Cheek epithelial cells photographed in phase contrast with the slide glass method and Zeiss-Winkel objective 40/0.65 Ph2.

Phase contrast condensers for the Standard Junior are quite scarce on the second-hand market, making it attractive to use this simple method.

Olympus microscopes with 37 mm objectives such as Olympus model E, FH or GB usually have a condenser NA 1.25. With this condenser, the top lens can be unscrewed and for phase contrast with the slide method this is necessary. For 40x phase contrast objectives I used 12 mm round stickers. For 100x phase contrast objectives larger stickers are needed and there I used 19 mm. The slide can be placed in three different ways: on the condenser (without top lens), on the filter holder or on the lamp. With 10x phase contrast objectives, stickers smaller than 12 mm are needed. I have not been able to test with these objectives yet. But for phase contrast, 40x and 100x objectives are the most useful.

Slide with 12 mm stickers placed on the condenser without top lens (left) or on the lamp (right) of an Olympus FH.

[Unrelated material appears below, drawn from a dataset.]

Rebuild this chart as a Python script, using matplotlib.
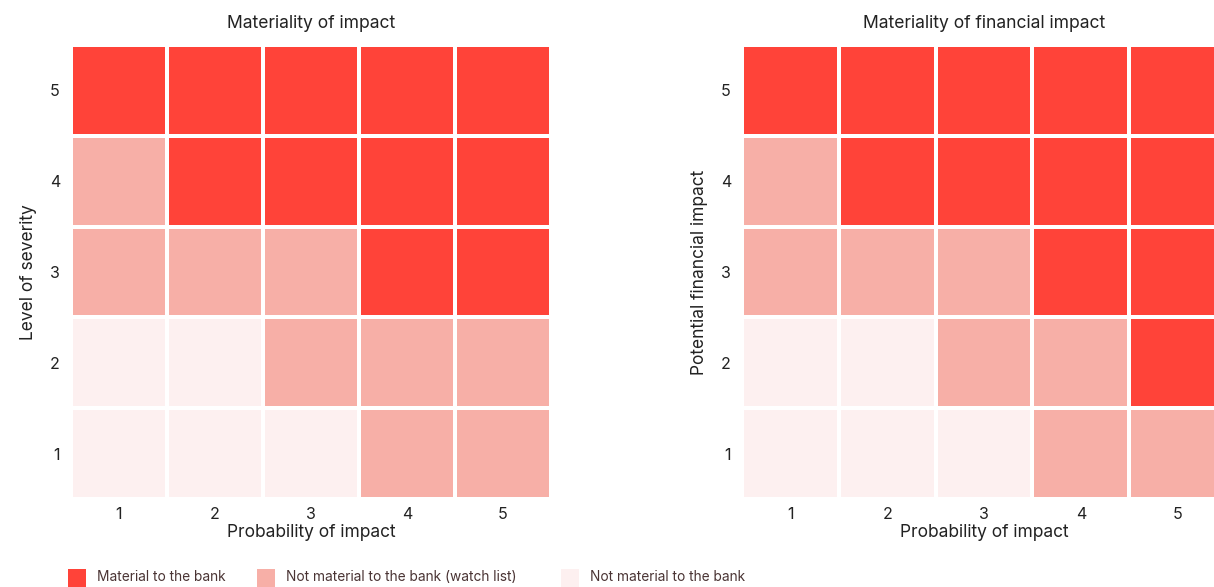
import numpy as np
import matplotlib
matplotlib.use('Agg')
from matplotlib import pyplot as plt
from matplotlib.colors import ListedColormap
from matplotlib.patches import Rectangle

plt.rcParams['font.family'] = ['Inter', 'DejaVu Sans']

# materiality class per cell: rows = level 1..5 (bottom to top), cols = probability 1..5
# 1 = not material, 2 = watch list, 3 = material
impact_matrix = [
    [1, 1, 1, 2, 2],
    [1, 1, 2, 2, 2],
    [2, 2, 2, 3, 3],
    [2, 3, 3, 3, 3],
    [3, 3, 3, 3, 3],
]
financial_matrix = [
    [1, 1, 1, 2, 2],
    [1, 1, 2, 2, 3],
    [2, 2, 2, 3, 3],
    [2, 3, 3, 3, 3],
    [3, 3, 3, 3, 3],
]
levels = [1, 2, 3, 4, 5]
titles = ['Materiality of impact', 'Materiality of financial impact']
ylabels = ['Level of severity', 'Potential financial impact']
xlabel = 'Probability of impact'
legend_labels = ['Material to the bank', 'Not material to the bank (watch list)',
                 'Not material to the bank']

red = '#ff4339'
pink = '#f7afa7'
pale = '#fdf0f0'
cmap = ListedColormap([pale, pink, red])
txt = '#222222'

fig = plt.figure(figsize=(12.14, 5.87), dpi=100)
# axes padded by half a grid line so outer cells line up with the frame
ax1 = fig.add_axes([71/1214, 88/587, 480/1214, 454/587])
ax2 = fig.add_axes([742/1214, 88/587, 484/1214, 454/587])

edges = np.arange(0.5, 6, 1.0)
for ax, mat, title, ylab in zip([ax1, ax2], [impact_matrix, financial_matrix], titles, ylabels):
    ax.pcolormesh(edges, edges, np.array(mat), cmap=cmap, vmin=0.5, vmax=3.5,
                  edgecolors='white', linewidth=2.6)
    ax.set_xlim(0.5, 5.5)
    ax.set_ylim(0.5, 5.5)
    ax.set_xticks(levels)
    ax.set_yticks(levels)
    ax.set_xticklabels([str(v) for v in levels], fontsize=11.5, color=txt)
    ax.set_yticklabels([str(v) for v in levels], fontsize=11.5, color=txt)
    ax.tick_params(axis='y', length=0, pad=8)
    ax.tick_params(axis='x', length=0, pad=6)
    for s in ax.spines.values():
        s.set_visible(False)
    ax.set_title(title, fontsize=12.6, color=txt, pad=12)
    ax.set_xlabel(xlabel, fontsize=12.5, color=txt, labelpad=1)
    ax.set_ylabel(ylab, fontsize=12.5, color=txt, labelpad=9)

# legend along the bottom edge
leg_x = [68, 257, 561]
for x, lab, c in zip(leg_x, legend_labels, [red, pink, pale]):
    fig.add_artist(Rectangle((x/1214, -1/587), 18/1214, 19/587,
                             transform=fig.transFigure, facecolor=c, edgecolor='none'))
    fig.text((x + 29)/1214, 10/587, lab, fontsize=9.9, color='#4a3434', va='center')

fig.savefig('out.png', dpi=100)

Illumination of the phase ring of an Olympus PL 40/0.65 phase-contrast objective photographed through a phase telescope. Left: Slide with 12 mm sticker centered. Center: Condenser at the correct height, complete obscuration within the phase ring. Right: Condenser diaphragm closed until only the phase ring is visible.

Cheek epithelial cells photographed in phase contrast with Olympus PL 40/0.65 and the slide method.

The following experiments were conducted using a Leitz Dialux II and a 0.9 achromatic bright-field condenser. I placed a slide with 12 mm circular stickers on the light exit. The test was performed with a Leitz Phaco 40/0.65 objective. The procedure was as follows:

1. Condenser with the front lens swung out in the upper position, condenser diaphragm and field diaphragm fully open.

2. A slide with 12 mm stickers was placed on the light exit, the black circle was centered using a phase telescope.

3. The condenser was lowered until there was no more light visible within the phase ring, re-center the black circle if necessary.

4. The condenser diaphragm was closed slightly so that there was no more light outside the phase ring.

Slide method with Leitz Dialux II. Left: 0.9 achr condenser with front lens swung out. Right: Slide with 12 mm round stickers placed on the light exit.

Phase settings photographed through a phase telescope. Left: condenser in upper position. Center: condenser lowered, phase ring visible. Right: condenser in even lower position, illuminating only the phase ring, correct phase contrast setting.

Cheek epithelial cells photographed with Leitz Phaco 40/0.65 and slide method.

Using a slide and black round stickers, phase-contrast illumination can be easily achieved without the need for a special phase-contrast condenser. The results with this method are comparable to those obtained with a special phase contrast condenser.